Investor concerns also stem from uncertainty over China’s longer-term policy direction. Repeated interventions in various asset classes—combined with a lack of transparency on macroeconomic data—have left foreign investors cautious. This has dampened capital inflows and reinforced bearish sentiment toward the renminbi.


Structural Challenges Add to Depreciation Risks


Beyond the cyclical factors, the renminbi’s weakness also reflects deeper structural issues. China’s aging population and slowing productivity growth are beginning to weigh on its long-term economic potential. As the working-age population declines and urbanisation plateaus, the pace of expansion is likely to moderate. This affects perceptions of China’s future competitiveness and its ability to attract sustained foreign investment.

In addition, global supply chain diversification is reducing China’s dominance in manufacturing. Multinational corporations are increasingly shifting production to Southeast Asia, India, and Mexico, responding to both geopolitical risk and cost concerns. These shifts are eroding China’s trade surplus over time and reducing the volume of foreign currency earnings.

Such structural headwinds create a persistent drag on the renminbi, even if short-term economic indicators improve. They also limit the scope for Beijing to rely on trade-led growth and make the currency more susceptible to external shocks.


PBOC’s Role: Managing, Not Defending


Despite the renminbi’s decline, the PBOC has so far avoided aggressive intervention. Instead, it has relied on a mix of indirect tools to guide the currency’s path.

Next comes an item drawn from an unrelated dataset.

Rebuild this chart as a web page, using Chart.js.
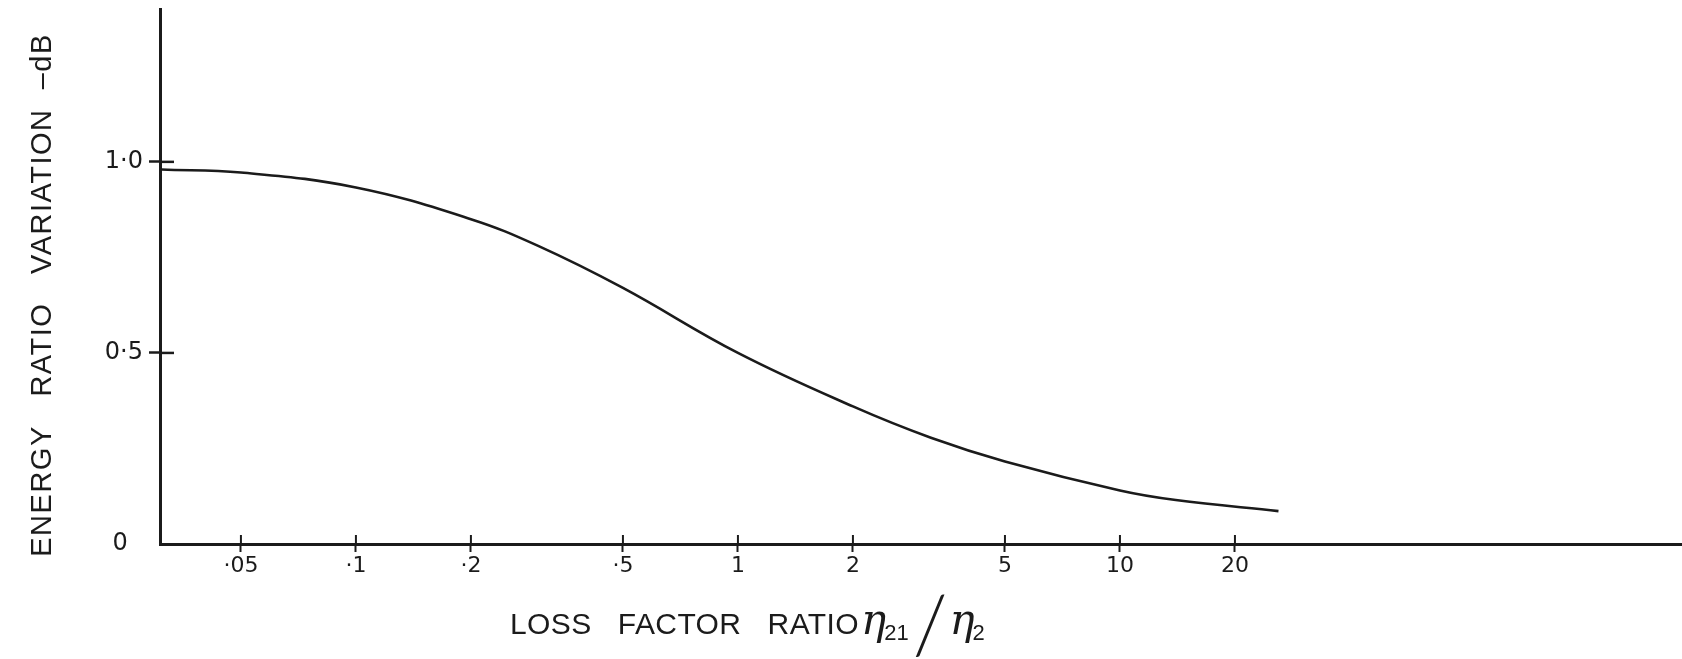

The central bank continues to set a daily reference rate for the yuan, using a "counter-cyclical factor" to prevent excessive depreciation. At times, major state-owned banks have been instructed to sell dollars in the onshore market to steady the exchange rate.

However, there are limits to this approach. Heavy intervention could deplete foreign exchange reserves or trigger speculation about Beijing’s commitment to a market-based exchange rate. More critically, it risks sending mixed signals to investors, especially if the broader macroeconomic framework remains weak.

For now, the PBOC appears to be managing the pace of depreciation rather than resisting it outright. This strategy allows the currency to act as a buffer against external shocks, even as it raises questions about China’s policy coherence and commitment to financial openness.


Conclusion: A Convergence of Domestic and Global Pressures


The fall of the renminbi to a 16-year low is the result of overlapping cyclical and structural pressures. A fragile domestic economy, diverging interest rate paths, weakening trade flows, and eroding investor confidence have all contributed to the currency’s decline. While the PBOC retains tools to guide the exchange rate, its options are constrained by the broader need to support growth and maintain financial stability.

Looking ahead, the trajectory of the renminbi will depend on both domestic recovery and global monetary conditions. If the US maintains higher interest rates while China continues to ease, downward pressure is likely to persist. Conversely, any signs of stronger Chinese growth or improved geopolitical stability could offer support.

For now, the renminbi’s slump underscores the challenges China faces in navigating a shifting global economic order—and the limits of its policy flexibility in a world of heightened uncertainty.